Today’s first reading from the Book of Genesis tells the story of world-wide famine and the fact that Joseph, the boy whose brothers had sold him into slavery, used the power he had gained as governor of Egypt to feed starving people everywhere. It’s when his brothers appear before him that Joseph has his most important moment. It’s one of the great mercy stories of the Hebrew Scriptures and has many lessons to teach. (GEN 41-42)
Most of us won’t have the opportunity to sit in such a place of power and decide whether to be merciful or vengeful to those who have harmed us but we would be wise to practice unconditional love on a daily basis so we will assure our ability to act toward others as God would act when tests of our “mercy quotient” arise. Meg Wheatley had some comforting words this morning for the times when I – and all of us – are not as successful in life as we would hope to be.
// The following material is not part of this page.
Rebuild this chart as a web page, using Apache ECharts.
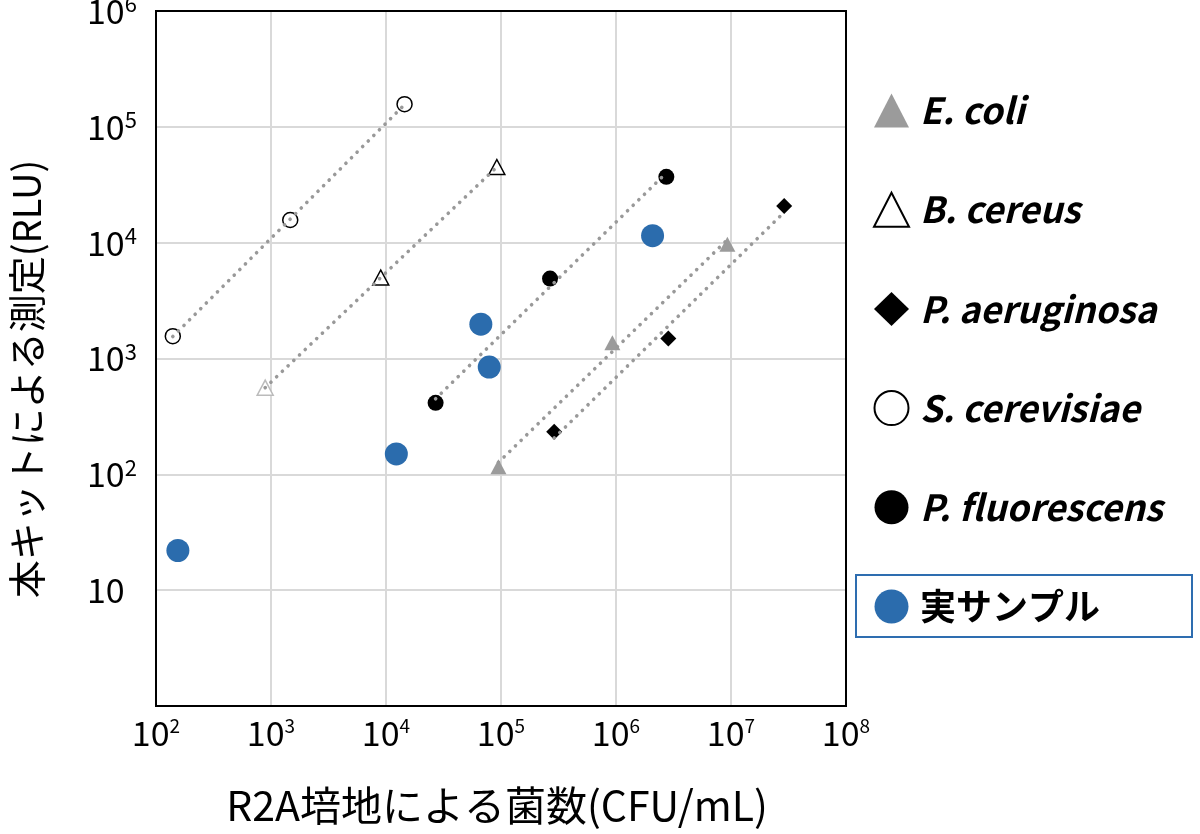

When we fail, which of course we often will, we don’t have to feel discouraged. Instead, we can look into our mistakes and failures for the valuable learnings they contain. And we can be open to opportunities and help that present themselves, even when they’re different from what we thought we needed. We can follow the energy of “Yes!” rather than accepting defeat or getting stuck in a plan.
This is how the world always changes. Everyday people not waiting for someone else to fix things or come to their rescue, but simply stepping forward, working together, figuring out how to make things better.